— start Supplied material —

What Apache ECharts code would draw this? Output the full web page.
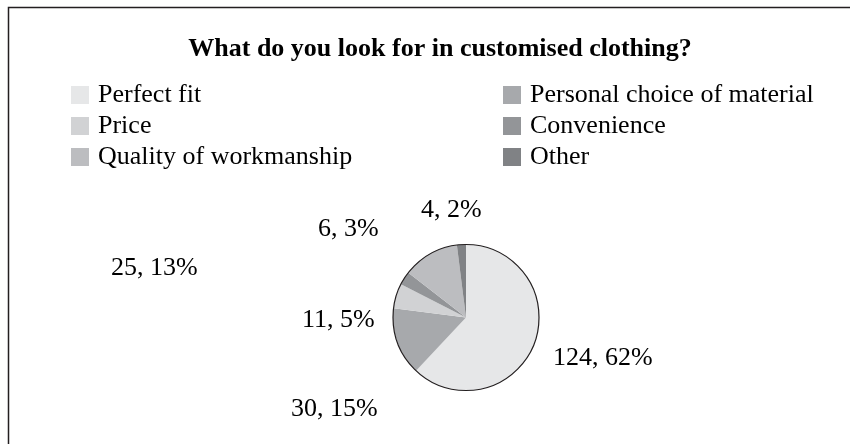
<!DOCTYPE html>
<html>
<head>
<meta charset="utf-8">
<script src="https://cdn.jsdelivr.net/npm/echarts@6/dist/echarts.min.js"></script>
<style>
  html, body { margin: 0; padding: 0; background: #fff; }
  #chart { width: 850px; height: 444px; }
</style>
</head>
<body>
<div id="chart"></div>
<script>
// Survey answers, listed in clockwise slice order starting at 12 o'clock
const categories = ['Perfect fit', 'Personal choice of material', 'Price', 'Convenience', 'Quality of workmanship', 'Other'];
const counts = [124, 30, 11, 6, 25, 4];
const percentLabels = [62, 15, 5, 3, 13, 2];
const sliceColors = ['#e6e7e8', '#a7a9ac', '#d1d2d4', '#939598', '#bcbdc0', '#808285'];

// Legend columns (read top to bottom)
const legendLeft = ['Perfect fit', 'Price', 'Quality of workmanship'];
const legendRight = ['Personal choice of material', 'Convenience', 'Other'];

// Where each data label sits (left edge, vertical middle)
const labelSpots = [[553, 358], [291, 409], [302, 320], [318, 229], [111, 268], [421, 210]];

const FONT = '"Liberation Serif", "Times New Roman", serif';

const chart = echarts.init(document.getElementById('chart'));

const legendCommon = {
  orient: 'vertical',
  icon: 'rect',
  itemWidth: 18,
  itemHeight: 18,
  itemGap: 5,
  padding: 0,
  selectedMode: false,
  textStyle: { fontFamily: FONT, fontSize: 26, color: '#000', padding: [0, 0, 0, 4] }
};

chart.setOption({
  animation: false,
  backgroundColor: '#fff',
  title: {
    text: 'What do you look for in customised clothing?',
    left: 435,
    textAlign: 'center',
    top: 31,
    textStyle: { fontFamily: FONT, fontSize: 26, fontWeight: 'bold', color: '#000' }
  },
  legend: [
    Object.assign({}, legendCommon, { data: legendLeft, left: 71, top: 82 }),
    Object.assign({}, legendCommon, { data: legendRight, left: 503, top: 82 })
  ],
  graphic: [{
    type: 'rect',
    shape: { x: 8.5, y: 7.5, width: 900, height: 500 },
    style: { fill: 'none', stroke: '#231f20', lineWidth: 1.5 },
    silent: true
  }],
  series: [
    {
      type: 'pie',
      center: [466, 317.5],
      radius: 73,
      startAngle: 90,
      clockwise: true,
      silent: true,
      itemStyle: { borderWidth: 0 },
      label: {
        show: true,
        position: 'outside',
        fontFamily: FONT,
        fontSize: 26,
        color: '#000',
        formatter: p => p.value + ', ' + percentLabels[p.dataIndex] + '%'
      },
      labelLine: { show: false },
      labelLayout: p => ({
        x: labelSpots[p.dataIndex][0],
        y: labelSpots[p.dataIndex][1],
        align: 'left',
        verticalAlign: 'middle'
      }),
      data: categories.map((name, i) => ({
        name,
        value: counts[i],
        itemStyle: { color: sliceColors[i] }
      }))
    },
    {
      // outline around the whole pie
      type: 'pie',
      center: [466, 317.5],
      radius: 73,
      silent: true,
      label: { show: false },
      labelLine: { show: false },
      itemStyle: { color: 'rgba(0,0,0,0)', borderColor: '#231f20', borderWidth: 1.2 },
      data: [{ value: 1, name: '' }]
    }
  ]
});
</script>
</body>
</html>
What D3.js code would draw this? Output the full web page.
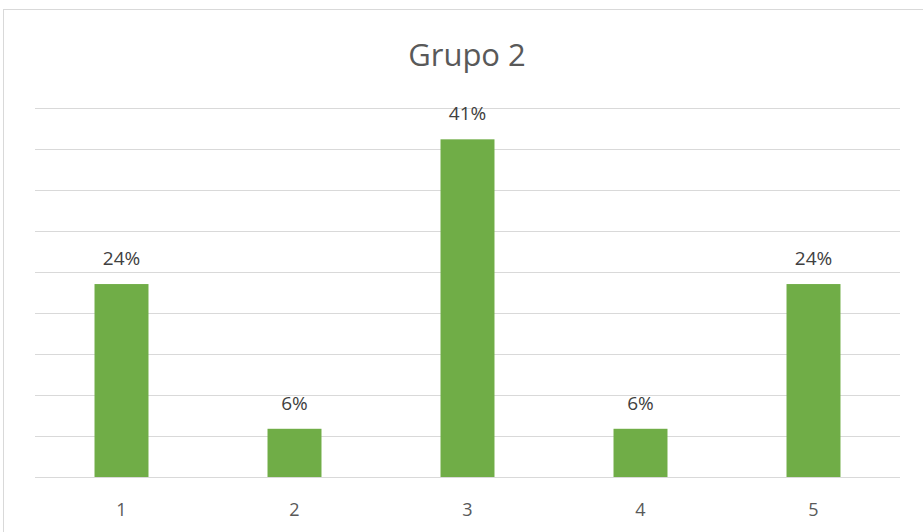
<!DOCTYPE html>
<html><head><meta charset="utf-8">
<script src="https://cdn.jsdelivr.net/npm/d3@7"></script>
<style>body{margin:0;background:#fff;}svg{display:block;}</style>
</head><body>
<svg id="c" width="923" height="532"></svg>
<script>
const categories = ["1","2","3","4","5"];
const values = [23.53, 5.88, 41.18, 5.88, 23.53];
const labels = ["24%","6%","41%","6%","24%"];
const yTicks = [0,5,10,15,20,25,30,35,40,45];
const title = "Grupo 2";

const svg = d3.select("#c");
const font = "Open Sans, Lato, sans-serif";
// chart border
svg.append("rect").attr("x",3.5).attr("y",9.5).attr("width",930).attr("height",540)
  .attr("fill","#fff").attr("stroke","#d9d9d9").attr("stroke-width",1);

const x = d3.scaleBand().domain(categories).range([35,900]).padding(0);
const y = d3.scaleLinear().domain([0,45]).range([477,108]);
const bw = x.bandwidth()*0.312;

svg.append("g").selectAll("line").data(yTicks).join("line")
  .attr("x1",35).attr("x2",900)
  .attr("y1",d=>Math.round(y(d))+0.5).attr("y2",d=>Math.round(y(d))+0.5)
  .attr("stroke","#d9d9d9").attr("stroke-width",1);

svg.append("g").selectAll("rect").data(values).join("rect")
  .attr("x",(d,i)=>x(categories[i])+x.bandwidth()/2-bw/2)
  .attr("width",bw)
  .attr("y",d=>y(d)).attr("height",d=>y(0)-y(d))
  .attr("fill","#70ad47");

svg.append("g").selectAll("text").data(values).join("text")
  .attr("x",(d,i)=>x(categories[i])+x.bandwidth()/2)
  .attr("y",d=>y(d)-19)
  .attr("text-anchor","middle").attr("font-family",font).attr("font-size",19)
  .attr("fill","#404040").text((d,i)=>labels[i]);

const xa = svg.append("g").attr("transform","translate(0,477)")
  .call(d3.axisBottom(x).tickSize(0));
xa.select(".domain").remove();
xa.selectAll("text").attr("y",39).attr("dy",0)
  .attr("font-family",font).attr("font-size",18).attr("fill","#595959");

svg.append("text").attr("x",467).attr("y",66).attr("text-anchor","middle")
  .attr("font-family",font).attr("font-size",31).attr("fill","#595959").text(title);
</script>
</body></html>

— end Supplied material —

» Request
From the records given above, reproduce all text exactly and exclude each picture.

» Solution to the problem
What Apache ECharts code would draw this? Output the full web page.
<!DOCTYPE html>
<html>
<head>
<meta charset="utf-8">
<script src="https://cdn.jsdelivr.net/npm/echarts@6/dist/echarts.min.js"></script>
<style>
  html, body { margin: 0; padding: 0; background: #fff; }
  #chart { width: 850px; height: 444px; }
</style>
</head>
<body>
<div id="chart"></div>
<script>
// Survey answers, listed in clockwise slice order starting at 12 o'clock
const categories = ['Perfect fit', 'Personal choice of material', 'Price', 'Convenience', 'Quality of workmanship', 'Other'];
const counts = [124, 30, 11, 6, 25, 4];
const percentLabels = [62, 15, 5, 3, 13, 2];
const sliceColors = ['#e6e7e8', '#a7a9ac', '#d1d2d4', '#939598', '#bcbdc0', '#808285'];

// Legend columns (read top to bottom)
const legendLeft = ['Perfect fit', 'Price', 'Quality of workmanship'];
const legendRight = ['Personal choice of material', 'Convenience', 'Other'];

// Where each data label sits (left edge, vertical middle)
const labelSpots = [[553, 358], [291, 409], [302, 320], [318, 229], [111, 268], [421, 210]];

const FONT = '"Liberation Serif", "Times New Roman", serif';

const chart = echarts.init(document.getElementById('chart'));

const legendCommon = {
  orient: 'vertical',
  icon: 'rect',
  itemWidth: 18,
  itemHeight: 18,
  itemGap: 5,
  padding: 0,
  selectedMode: false,
  textStyle: { fontFamily: FONT, fontSize: 26, color: '#000', padding: [0, 0, 0, 4] }
};

chart.setOption({
  animation: false,
  backgroundColor: '#fff',
  title: {
    text: 'What do you look for in customised clothing?',
    left: 435,
    textAlign: 'center',
    top: 31,
    textStyle: { fontFamily: FONT, fontSize: 26, fontWeight: 'bold', color: '#000' }
  },
  legend: [
    Object.assign({}, legendCommon, { data: legendLeft, left: 71, top: 82 }),
    Object.assign({}, legendCommon, { data: legendRight, left: 503, top: 82 })
  ],
  graphic: [{
    type: 'rect',
    shape: { x: 8.5, y: 7.5, width: 900, height: 500 },
    style: { fill: 'none', stroke: '#231f20', lineWidth: 1.5 },
    silent: true
  }],
  series: [
    {
      type: 'pie',
      center: [466, 317.5],
      radius: 73,
      startAngle: 90,
      clockwise: true,
      silent: true,
      itemStyle: { borderWidth: 0 },
      label: {
        show: true,
        position: 'outside',
        fontFamily: FONT,
        fontSize: 26,
        color: '#000',
        formatter: p => p.value + ', ' + percentLabels[p.dataIndex] + '%'
      },
      labelLine: { show: false },
      labelLayout: p => ({
        x: labelSpots[p.dataIndex][0],
        y: labelSpots[p.dataIndex][1],
        align: 'left',
        verticalAlign: 'middle'
      }),
      data: categories.map((name, i) => ({
        name,
        value: counts[i],
        itemStyle: { color: sliceColors[i] }
      }))
    },
    {
      // outline around the whole pie
      type: 'pie',
      center: [466, 317.5],
      radius: 73,
      silent: true,
      label: { show: false },
      labelLine: { show: false },
      itemStyle: { color: 'rgba(0,0,0,0)', borderColor: '#231f20', borderWidth: 1.2 },
      data: [{ value: 1, name: '' }]
    }
  ]
});
</script>
</body>
</html>
What D3.js code would draw this? Output the full web page.
<!DOCTYPE html>
<html><head><meta charset="utf-8">
<script src="https://cdn.jsdelivr.net/npm/d3@7"></script>
<style>body{margin:0;background:#fff;}svg{display:block;}</style>
</head><body>
<svg id="c" width="923" height="532"></svg>
<script>
const categories = ["1","2","3","4","5"];
const values = [23.53, 5.88, 41.18, 5.88, 23.53];
const labels = ["24%","6%","41%","6%","24%"];
const yTicks = [0,5,10,15,20,25,30,35,40,45];
const title = "Grupo 2";

const svg = d3.select("#c");
const font = "Open Sans, Lato, sans-serif";
// chart border
svg.append("rect").attr("x",3.5).attr("y",9.5).attr("width",930).attr("height",540)
  .attr("fill","#fff").attr("stroke","#d9d9d9").attr("stroke-width",1);

const x = d3.scaleBand().domain(categories).range([35,900]).padding(0);
const y = d3.scaleLinear().domain([0,45]).range([477,108]);
const bw = x.bandwidth()*0.312;

svg.append("g").selectAll("line").data(yTicks).join("line")
  .attr("x1",35).attr("x2",900)
  .attr("y1",d=>Math.round(y(d))+0.5).attr("y2",d=>Math.round(y(d))+0.5)
  .attr("stroke","#d9d9d9").attr("stroke-width",1);

svg.append("g").selectAll("rect").data(values).join("rect")
  .attr("x",(d,i)=>x(categories[i])+x.bandwidth()/2-bw/2)
  .attr("width",bw)
  .attr("y",d=>y(d)).attr("height",d=>y(0)-y(d))
  .attr("fill","#70ad47");

svg.append("g").selectAll("text").data(values).join("text")
  .attr("x",(d,i)=>x(categories[i])+x.bandwidth()/2)
  .attr("y",d=>y(d)-19)
  .attr("text-anchor","middle").attr("font-family",font).attr("font-size",19)
  .attr("fill","#404040").text((d,i)=>labels[i]);

const xa = svg.append("g").attr("transform","translate(0,477)")
  .call(d3.axisBottom(x).tickSize(0));
xa.select(".domain").remove();
xa.selectAll("text").attr("y",39).attr("dy",0)
  .attr("font-family",font).attr("font-size",18).attr("fill","#595959");

svg.append("text").attr("x",467).attr("y",66).attr("text-anchor","middle")
  .attr("font-family",font).attr("font-size",31).attr("fill","#595959").text(title);
</script>
</body></html>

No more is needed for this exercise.